# EXTRACTED INFORMATION
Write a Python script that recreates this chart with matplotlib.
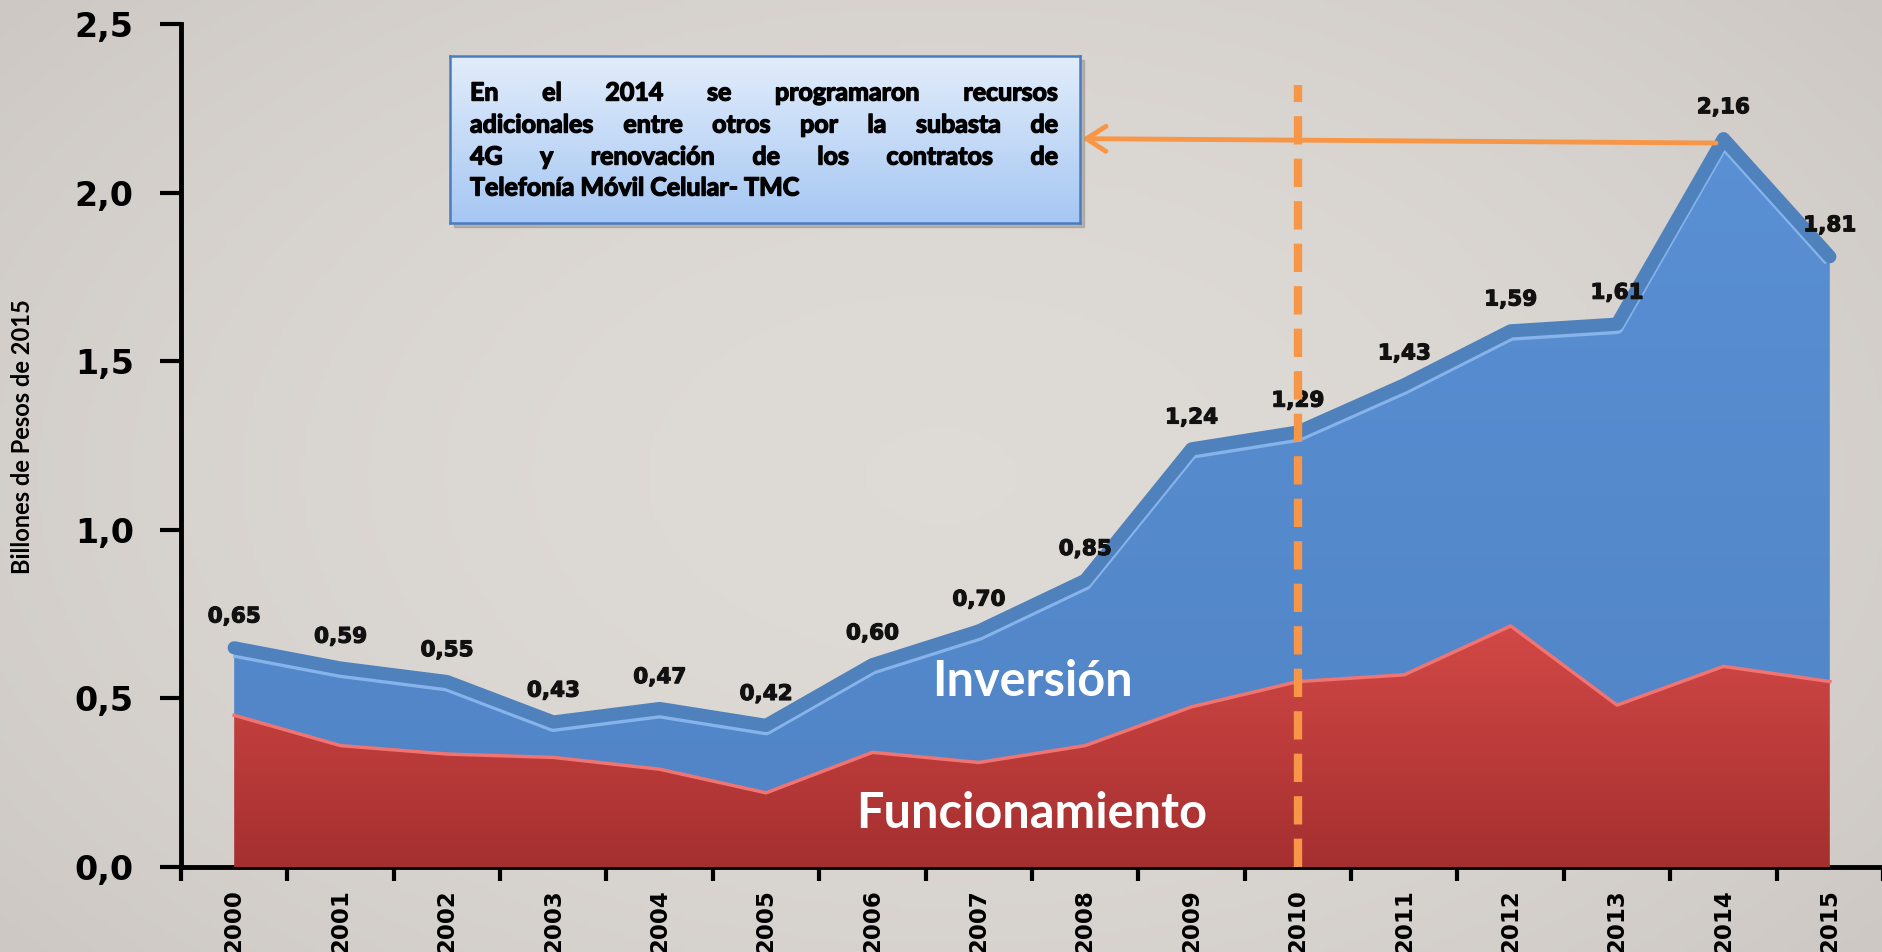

* * *

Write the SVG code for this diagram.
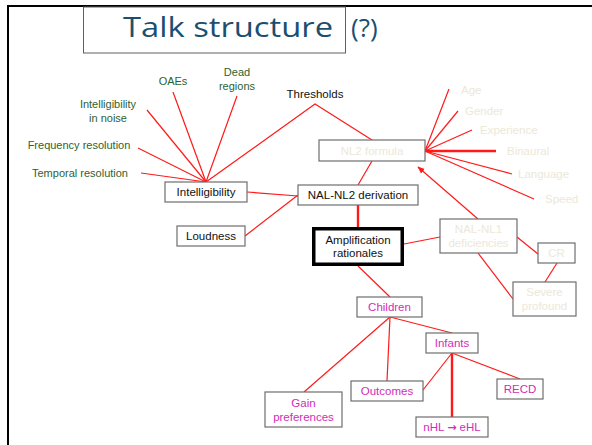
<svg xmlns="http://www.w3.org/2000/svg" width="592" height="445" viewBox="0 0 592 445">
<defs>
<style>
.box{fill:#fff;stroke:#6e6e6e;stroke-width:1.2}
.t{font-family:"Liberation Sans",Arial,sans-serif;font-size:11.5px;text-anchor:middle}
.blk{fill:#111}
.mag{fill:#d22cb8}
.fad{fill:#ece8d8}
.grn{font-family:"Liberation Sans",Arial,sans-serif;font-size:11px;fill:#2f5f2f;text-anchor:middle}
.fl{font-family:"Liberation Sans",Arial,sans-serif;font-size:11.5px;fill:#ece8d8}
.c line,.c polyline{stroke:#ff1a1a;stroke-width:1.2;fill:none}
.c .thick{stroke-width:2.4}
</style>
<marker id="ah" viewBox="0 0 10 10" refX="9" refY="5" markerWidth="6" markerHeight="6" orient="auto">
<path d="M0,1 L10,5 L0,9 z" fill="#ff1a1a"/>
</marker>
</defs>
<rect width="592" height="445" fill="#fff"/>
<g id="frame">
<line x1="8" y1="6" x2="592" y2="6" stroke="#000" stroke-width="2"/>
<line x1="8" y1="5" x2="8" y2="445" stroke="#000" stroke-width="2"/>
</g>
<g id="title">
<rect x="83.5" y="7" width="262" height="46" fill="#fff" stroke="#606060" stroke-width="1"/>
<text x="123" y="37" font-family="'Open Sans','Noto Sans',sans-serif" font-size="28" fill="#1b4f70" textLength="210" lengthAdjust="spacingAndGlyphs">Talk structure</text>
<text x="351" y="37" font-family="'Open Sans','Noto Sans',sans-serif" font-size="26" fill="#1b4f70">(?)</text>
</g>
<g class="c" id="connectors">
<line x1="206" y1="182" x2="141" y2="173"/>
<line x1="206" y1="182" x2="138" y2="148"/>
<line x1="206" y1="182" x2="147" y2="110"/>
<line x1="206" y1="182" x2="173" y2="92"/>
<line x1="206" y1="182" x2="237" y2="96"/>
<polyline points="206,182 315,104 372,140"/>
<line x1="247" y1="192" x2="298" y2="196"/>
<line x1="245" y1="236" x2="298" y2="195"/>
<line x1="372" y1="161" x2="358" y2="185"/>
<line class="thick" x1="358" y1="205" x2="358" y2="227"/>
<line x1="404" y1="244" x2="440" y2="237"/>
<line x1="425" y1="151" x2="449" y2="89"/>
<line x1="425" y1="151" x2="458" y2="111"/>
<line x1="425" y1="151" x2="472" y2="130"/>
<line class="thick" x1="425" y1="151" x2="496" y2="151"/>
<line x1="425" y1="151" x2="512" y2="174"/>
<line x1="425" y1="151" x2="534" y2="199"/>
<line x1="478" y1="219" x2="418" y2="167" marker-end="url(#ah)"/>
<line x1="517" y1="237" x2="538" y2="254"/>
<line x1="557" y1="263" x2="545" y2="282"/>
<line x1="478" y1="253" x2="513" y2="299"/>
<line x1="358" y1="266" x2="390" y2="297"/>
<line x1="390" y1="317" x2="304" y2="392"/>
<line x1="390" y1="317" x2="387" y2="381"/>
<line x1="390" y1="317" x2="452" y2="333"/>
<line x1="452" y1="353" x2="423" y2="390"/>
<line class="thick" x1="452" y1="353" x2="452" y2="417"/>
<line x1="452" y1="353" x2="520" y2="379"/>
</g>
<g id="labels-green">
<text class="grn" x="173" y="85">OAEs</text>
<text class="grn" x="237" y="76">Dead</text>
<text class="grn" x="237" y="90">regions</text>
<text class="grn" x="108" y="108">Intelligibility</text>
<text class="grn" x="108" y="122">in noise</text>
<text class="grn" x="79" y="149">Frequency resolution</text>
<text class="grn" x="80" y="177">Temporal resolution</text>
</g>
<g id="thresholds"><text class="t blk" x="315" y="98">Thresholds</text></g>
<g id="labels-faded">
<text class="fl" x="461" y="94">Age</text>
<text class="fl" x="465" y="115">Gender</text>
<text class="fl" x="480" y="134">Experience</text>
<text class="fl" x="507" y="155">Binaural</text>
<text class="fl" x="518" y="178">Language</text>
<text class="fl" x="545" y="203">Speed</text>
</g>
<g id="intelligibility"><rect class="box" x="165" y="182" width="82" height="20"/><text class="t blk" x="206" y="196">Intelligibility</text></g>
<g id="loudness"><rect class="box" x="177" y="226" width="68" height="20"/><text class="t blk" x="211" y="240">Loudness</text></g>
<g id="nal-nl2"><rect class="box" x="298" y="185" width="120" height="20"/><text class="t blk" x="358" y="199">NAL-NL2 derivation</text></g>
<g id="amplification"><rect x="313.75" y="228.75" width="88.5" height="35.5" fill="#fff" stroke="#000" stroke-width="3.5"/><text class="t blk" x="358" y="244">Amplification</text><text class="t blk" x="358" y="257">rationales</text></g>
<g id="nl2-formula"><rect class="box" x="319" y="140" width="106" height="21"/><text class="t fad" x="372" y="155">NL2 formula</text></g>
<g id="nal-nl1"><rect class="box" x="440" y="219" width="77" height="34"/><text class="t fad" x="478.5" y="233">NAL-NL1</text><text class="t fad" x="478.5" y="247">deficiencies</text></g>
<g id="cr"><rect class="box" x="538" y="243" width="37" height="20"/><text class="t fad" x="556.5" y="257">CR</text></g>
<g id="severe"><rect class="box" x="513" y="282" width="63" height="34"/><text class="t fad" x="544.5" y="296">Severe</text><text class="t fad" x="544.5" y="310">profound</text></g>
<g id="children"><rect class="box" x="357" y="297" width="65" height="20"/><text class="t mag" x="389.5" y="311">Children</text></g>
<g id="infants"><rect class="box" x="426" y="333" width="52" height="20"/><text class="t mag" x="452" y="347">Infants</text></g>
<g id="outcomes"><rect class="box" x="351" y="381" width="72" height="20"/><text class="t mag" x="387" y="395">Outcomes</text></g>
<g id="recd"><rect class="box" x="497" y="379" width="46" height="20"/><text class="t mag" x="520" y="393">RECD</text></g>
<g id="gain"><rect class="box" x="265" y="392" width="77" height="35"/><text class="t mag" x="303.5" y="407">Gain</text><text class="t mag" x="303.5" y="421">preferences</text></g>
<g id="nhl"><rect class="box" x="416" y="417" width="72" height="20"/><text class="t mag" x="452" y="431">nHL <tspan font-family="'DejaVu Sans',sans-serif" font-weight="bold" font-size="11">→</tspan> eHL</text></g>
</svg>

---

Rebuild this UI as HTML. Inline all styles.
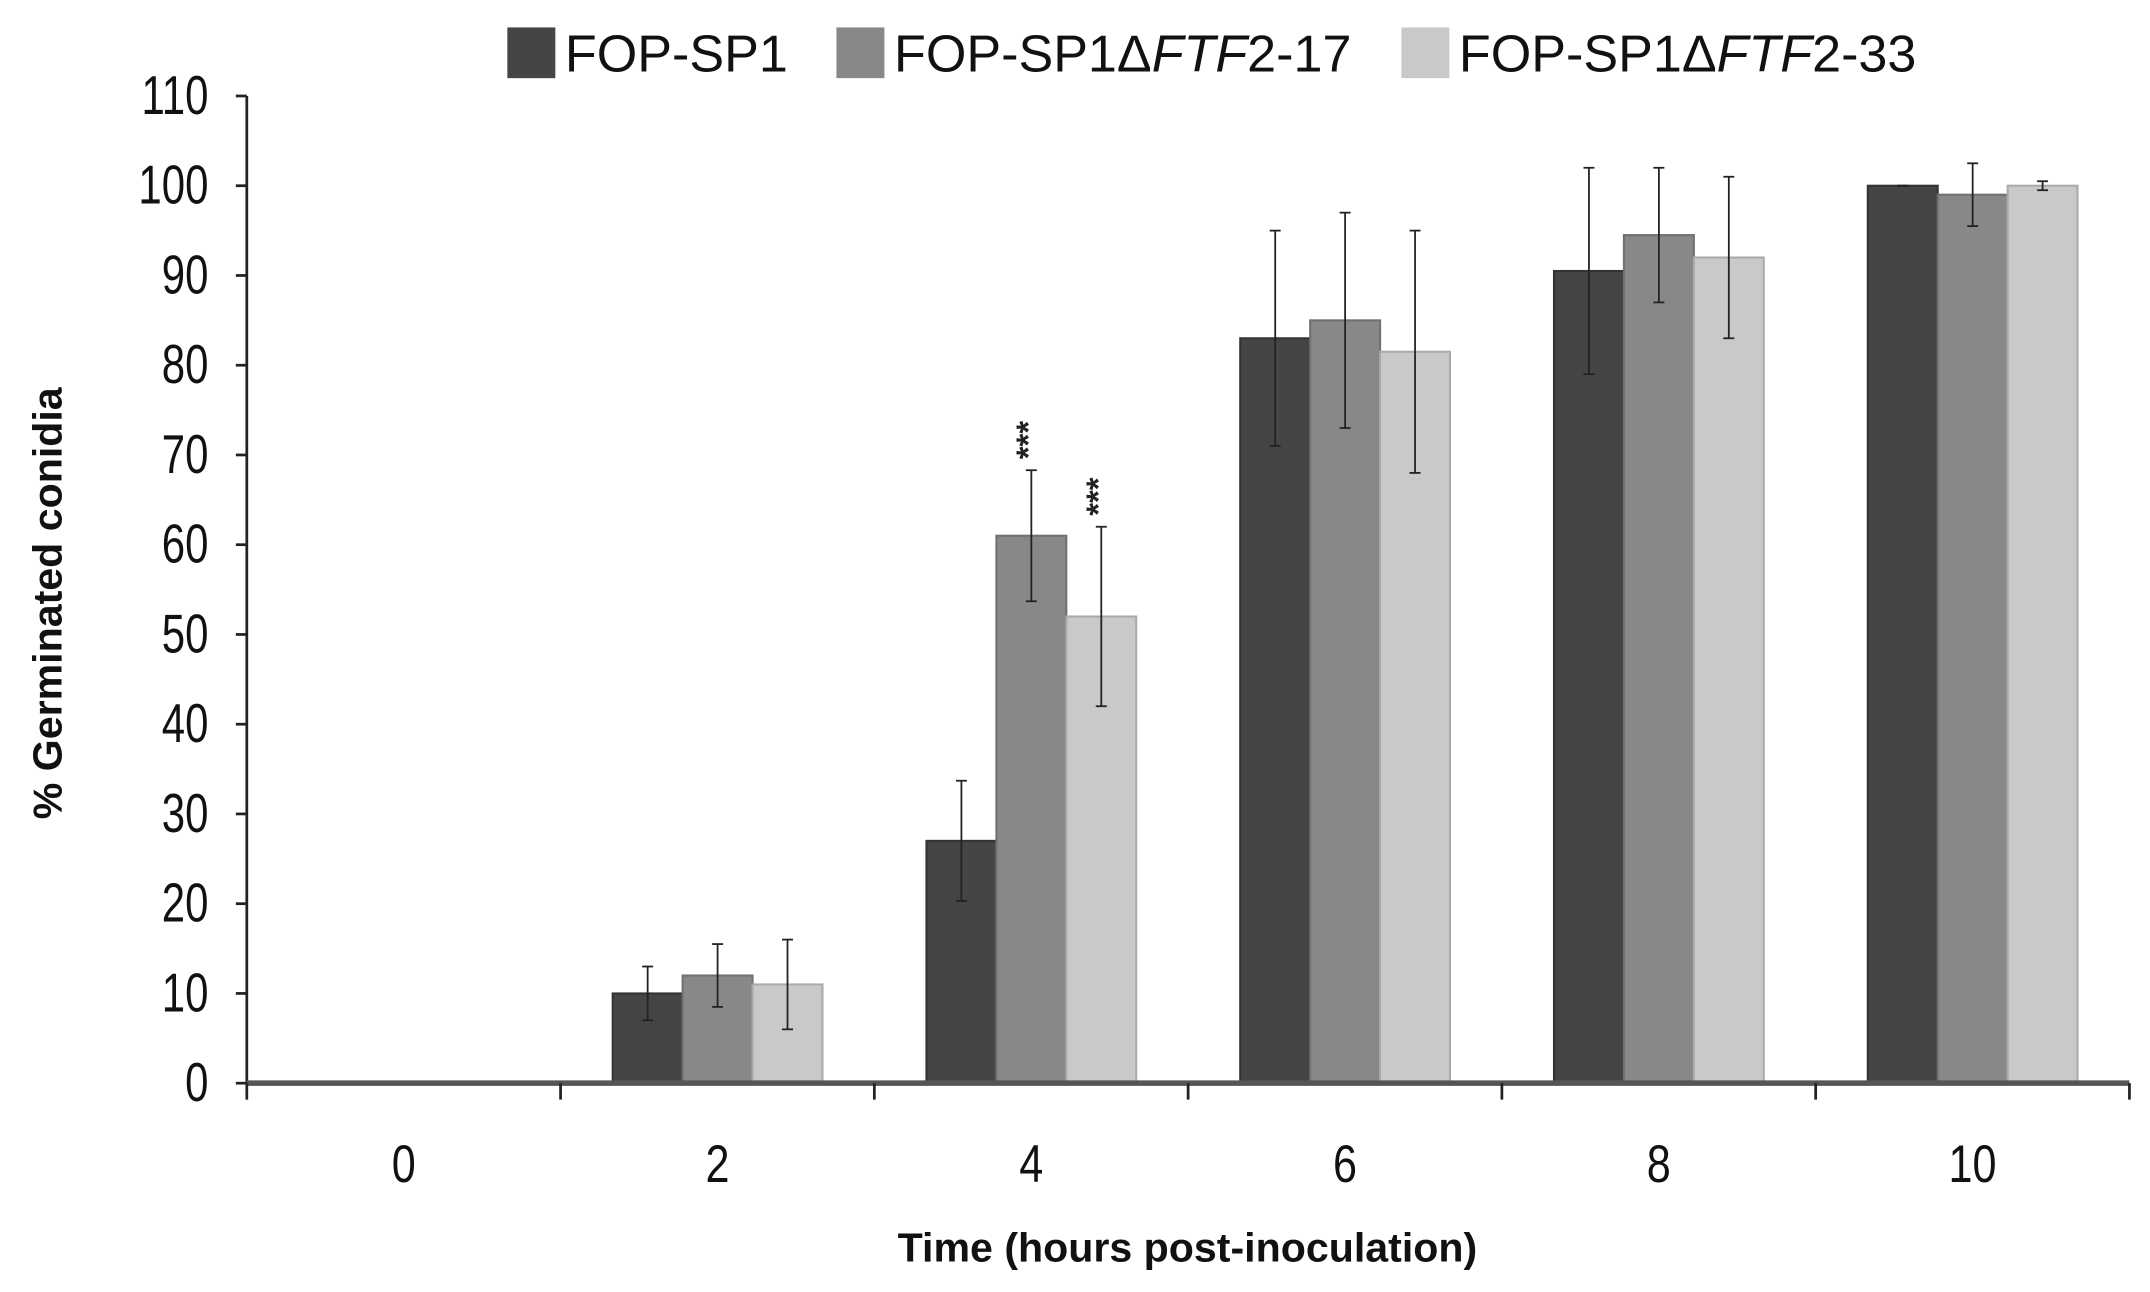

# TASK TO CARRY OUT
Go through the records and pull out each line that includes the word "Write".

# RESPONSE TO THE EXERCISE
Write a Python script that recreates this chart with matplotlib.
Write the SVG code for this diagram.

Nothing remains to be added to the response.